Allah subhanahu wa ta’ala berfirman, yang artinya: “Setiap yang berjiwa akan merasakan kematian, dan tidak akan disempurnakan balasan kamu melainkan pada hari kiamat.” (QS: Ali Imran: 185).
Dalam kenyataannya ada dua macam akhir hidup, yaitu akhir hidup yang baik atau husnul-khotimah dan akhir hidup yang buruk atau su’ul-khotimah. Husnul-khotimah adalah akhir kehidupan seseorang yang beriman kepada Allah dan percaya pada hari bangkitnya manusia dengan kekuatan taqwanya. Jadi iman dan taqwa adalah faktor utama untuk menuju husnul-khotimah. Dan ketaqwaan yang berujud amal sholeh itu adalah wujud dari keimanan. Contoh husnul-khotimah adalah seseorang yang mati dalam memperjuangkan kalimat Allah atau seseorang yang akhir amalannya dalam taat pada Allah. Rasulullah shallallahu ‘alaihi wa sallam bersabda, yang artinya, “Siapa saja yang mengucapkan ‘Laa ilaaha illaLlaah’ pada akhir hidupnya untuk mencari ridha Allah, maka ia akan masuk surga. Siapa saja yang berpuasa pada akhir hidupnya untuk mencari ridha Allah, maka dia akan masuk surga. Dan siapa saja yang bersedekah pada akhir hidupnya untuk mencari ridha Allah, maka ia akan masuk surga. ” (HR: Ahmad V/391).
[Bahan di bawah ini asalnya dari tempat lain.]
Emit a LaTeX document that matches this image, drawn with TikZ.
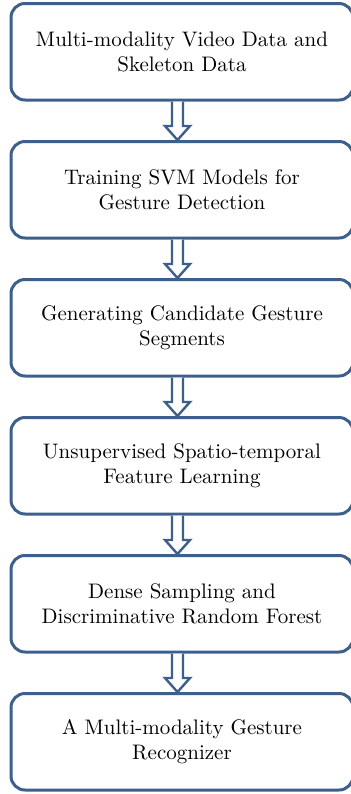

Sedangkan su’ul-khotimah ialah apabila sewaktu akan meninggal dunia seseorang didominasi oleh perasaan was-was yang disebabkan keragu-raguan atau keras kepala atau ketergantungan  terhadap kehidupan dunia yang akibatnya ia harus masuk ke neraka secara kekal kalau tidak diampuni oleh Allah subhanahu wa ta’ala. Sebab-sebab su’ul-khotimah secara ringkas antara lain adalah  perasaan ragu dan sikap keras kepala yang disebabkan oleh perbuatan atau perkara dalam agama yang tidak pernah dituntunkan oleh Nabi shallallahu ‘alaihi wa sallam, menunda-nunda taubat, banyak berangan-angan tentang kehidupan duniawi, senang dan membiasakan maksiat, bersikap munafik, dan bunuh diri.
Celaka atau bahagianya kita telah ditentukan sejak kita masih di rahim ibu. Sebab siapa saja yang bertaqwa dan beriman,  Allah akan memudahkan beginya jalan menuju bahagia. Dan tentu saja kita juga harus menjauhi amal-amal buruk agar Alloh menghindarkan kita dari jalan yang celaka.